6. Consumer Duty extends through the AR chain
The introduction of the Consumer Duty has materially raised expectations of AR governance.
Where the business is in scope for the duty, principals must ensure that:
- ARs understand and implement the Duty’s four outcomes
- Distribution strategies deliver fair value
- Customer outcomes are monitored across the AR population
- Issues identified at AR level feed into principal-level outcome testing and remediation
Consumer Duty obligations cannot be diluted through AR arrangements.

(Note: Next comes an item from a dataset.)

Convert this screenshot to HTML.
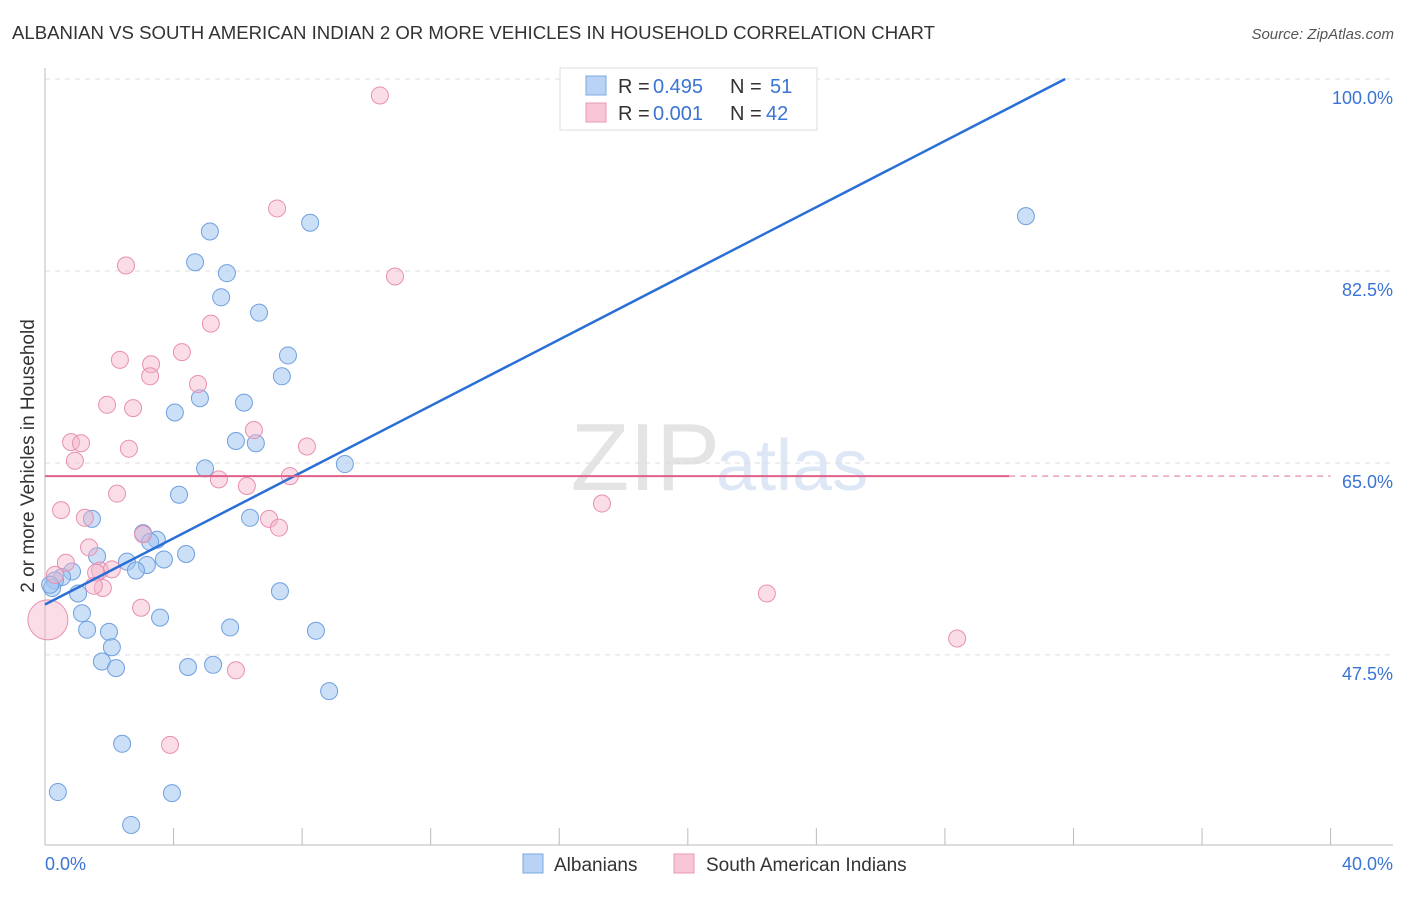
<!DOCTYPE html>
<html><head><meta charset="utf-8"><style>
body{margin:0;background:#fff;font-family:"Liberation Sans",sans-serif;}
svg text{font-family:"Liberation Sans",sans-serif;}
</style></head><body>
<svg id="chart" width="1406" height="892" xmlns="http://www.w3.org/2000/svg">
<text x="12" y="39" font-size="18.6" fill="#333">ALBANIAN VS SOUTH AMERICAN INDIAN 2 OR MORE VEHICLES IN HOUSEHOLD CORRELATION CHART</text>
<text x="1394" y="39" font-size="15" fill="#555" font-style="italic" text-anchor="end">Source: ZipAtlas.com</text>
<text x="720" y="490" font-size="96" fill="#e4e4e4" font-family="Liberation Serif" text-anchor="end">ZIP</text>
<text x="716" y="490" font-size="72" fill="#dde7f5">atlas</text>
<g id="grid"></g>
<g id="axes"></g>
<g id="points"></g>
<g id="lines"></g>
<text transform="translate(34,456) rotate(-90)" font-size="19" fill="#333" text-anchor="middle">2 or more Vehicles in Household</text>
<g>
<rect x="560" y="68" width="257" height="62" fill="#fff" stroke="#ddd"/>
<rect x="586" y="76" width="20" height="19" fill="#b8d3f5" stroke="#7aa8e0"/>
<text x="618" y="93" font-size="20" fill="#333">R =</text>
<text x="653" y="93" font-size="20" fill="#3a74d4">0.495</text>
<text x="730" y="93" font-size="20" fill="#333">N =</text>
<text x="770" y="93" font-size="20" fill="#3a74d4">51</text>
<rect x="586" y="103" width="20" height="19" fill="#f8c6d6" stroke="#e899b4"/>
<text x="618" y="120" font-size="20" fill="#333">R =</text>
<text x="653" y="120" font-size="20" fill="#3a74d4">0.001</text>
<text x="730" y="120" font-size="20" fill="#333">N =</text>
<text x="766" y="120" font-size="20" fill="#3a74d4">42</text>
</g>
<g>
<rect x="523" y="854" width="20" height="19" fill="#b8d3f5" stroke="#7aa8e0"/>
<text x="554" y="871" font-size="19" fill="#333">Albanians</text>
<rect x="674" y="854" width="20" height="19" fill="#f8c6d6" stroke="#e899b4"/>
<text x="706" y="871" font-size="19" fill="#333">South American Indians</text>
</g>
</svg>
<script>
const blueX=[30.52,8.25,5.13,4.67,5.66,5.48,6.66,7.56,7.37,4.82,6.19,4.04,5.94,6.56,9.33,4.98,4.17,6.38,1.46,3.05,3.48,3.27,1.62,2.55,4.39,3.70,3.17,2.83,0.84,0.53,0.31,0.22,1.03,7.31,1.15,3.58,1.31,5.76,8.43,1.99,2.08,1.77,2.21,4.45,5.23,8.84,2.40,0.40,3.95,2.68,0.16];
const blueY=[87.5,86.9,86.1,83.3,82.3,80.1,78.7,74.8,72.9,70.9,70.5,69.6,67.0,66.8,64.9,64.5,62.1,60.0,59.9,58.6,58.0,57.8,56.5,56.0,56.7,56.2,55.7,55.2,55.1,54.6,54.3,53.6,53.1,53.3,51.3,50.9,49.8,50.0,49.7,49.6,48.2,46.9,46.3,46.4,46.6,44.2,39.4,35.0,34.9,32.0,53.9];
const pinkX=[10.42,7.22,10.89,2.52,5.16,4.26,2.33,3.30,3.27,4.76,1.93,2.74,0.81,1.12,0.93,2.61,6.50,8.15,5.41,6.28,7.62,2.24,0.50,1.24,6.97,7.28,3.05,1.37,0.65,1.71,2.08,1.59,1.80,1.52,2.99,17.33,22.46,28.38,5.94,3.89,0.09,0.31];
const pinkY=[98.5,88.2,82.0,83.0,77.7,75.1,74.4,74.0,72.9,72.2,70.3,70.0,66.9,66.8,65.2,66.3,68.0,66.5,63.5,62.9,63.8,62.2,60.7,60.0,59.9,59.1,58.5,57.3,55.9,55.2,55.3,55.0,53.6,53.8,51.8,61.3,53.1,49.0,46.1,39.3,50.7,54.8];
const blueTrend=[0,52.1,31.74,100];
const pinkTrend=[0,63.8,30.0,63.8,40,63.8];
const yTicks=[100,82.5,65,47.5];
const xTickCount=10;
const NS="http://www.w3.org/2000/svg";
const sx=v=>45+v*32.14;
const sy=v=>79+(100-v)*10.97;
function mk(tag,attrs,parent){const e=document.createElementNS(NS,tag);for(const k in attrs)e.setAttribute(k,attrs[k]);parent.appendChild(e);return e;}
const grid=document.getElementById('grid'),axes=document.getElementById('axes'),pts=document.getElementById('points'),lines=document.getElementById('lines');
yTicks.forEach(t=>{
 const l=mk('line',{x1:45,x2:1393,y1:sy(t),y2:sy(t),stroke:'#ddd','stroke-dasharray':'5,5'},grid);
 
 
 const tx=mk('text',{x:1393,y:sy(t)+25,'font-size':18,fill:'#3a74d4','text-anchor':'end'},grid);
 tx.textContent=t.toFixed(1)+'%';
 
 
});
mk('line',{x1:45,x2:45,y1:68,y2:845,stroke:'#bbb'},axes);
mk('line',{x1:45,x2:1393,y1:845,y2:845,stroke:'#bbb'},axes);
for(let i=1;i<=xTickCount;i++){
 const t=mk('line',{x1:sx(i*4),x2:sx(i*4),y1:828,y2:845,stroke:'#bbb'},axes);
 
 
}
const x0=mk('text',{x:45,y:870,'font-size':18,fill:'#3a74d4'},axes);x0.textContent='0.0%';


const x1=mk('text',{x:1393,y:870,'font-size':18,fill:'#3a74d4','text-anchor':'end'},axes);x1.textContent='40.0%';


blueX.forEach((x,i)=>{
 const c=mk('circle',{cx:sx(x),cy:sy(blueY[i]),r:8.5,fill:'rgba(160,196,240,0.55)',stroke:'#6fa0e0','stroke-width':1},pts);
 
 
});
pinkX.forEach((x,i)=>{
 const big=(i===40);
 const c=mk('circle',{cx:sx(x),cy:sy(pinkY[i]),r:big?20:8.5,fill:'rgba(245,180,202,0.45)',stroke:'#e890b0','stroke-width':1},pts);
 
 
});
const bl=mk('line',{x1:sx(blueTrend[0]),y1:sy(blueTrend[1]),x2:sx(blueTrend[2]),y2:sy(blueTrend[3]),stroke:'#2a6fd6','stroke-width':2.5},lines);


const pl=mk('line',{x1:sx(pinkTrend[0]),y1:sy(pinkTrend[1]),x2:sx(pinkTrend[2]),y2:sy(pinkTrend[3]),stroke:'#e0608a','stroke-width':2},lines);


const pd=mk('line',{x1:sx(pinkTrend[2]),y1:sy(pinkTrend[3]),x2:sx(pinkTrend[4]),y2:sy(pinkTrend[5]),stroke:'#eaa0b8','stroke-width':1.5,'stroke-dasharray':'6,5'},lines);


</script>
</body></html>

What is changing: HM Treasury reforms
In February 2026, HM Treasury launched a consultation proposing legislative reforms to the AR regime, building on its August 2025 policy statement. The consultation closed in April 2026, with outcomes expected later this year.
Key proposals include:
- A new FCA permission gateway for Principals, requiring firms to demonstrate they have adequate resources, systems and expertise before acting as a Principal
- Enhanced accountability, including potential extension of the Financial Ombudsman Service’s jurisdiction to ARs in certain circumstances
- Bringing ARs within the scope of SM&CR, aligning accountability standards more closely with authorised firms
The direction of travel is unmistakable: higher expectations on governance, stronger FCA intervention powers and a narrowing of tolerance for weak Principal-AR models.
What Principals should be doing now
Insurance intermediaries acting as Principals should already be:
- Stress-testing whether existing AR oversight frameworks would withstand a “gateway-style” FCA assessment
- Reviewing whether AR networks align with risk appetite and Consumer Duty obligations
- Ensuring AR governance is properly resourced, not treated as a bolt-on function
- Documenting the rationale for maintaining each AR relationship
Conclusion
The AR regime remains under intense regulatory scrutiny. For Principals, governance failures are no longer viewed as isolated compliance issues — they are treated as fundamental weaknesses in business models.
The FCA’s current rules, combined with the proposed HM Treasury reforms, make one thing clear: Principals must be able to demonstrate active, effective and accountable oversight of their ARs at all times.
For firms that invest in strong governance frameworks now, the regime can continue to deliver commercial and consumer benefits. For those that do not, regulatory risk will only increase.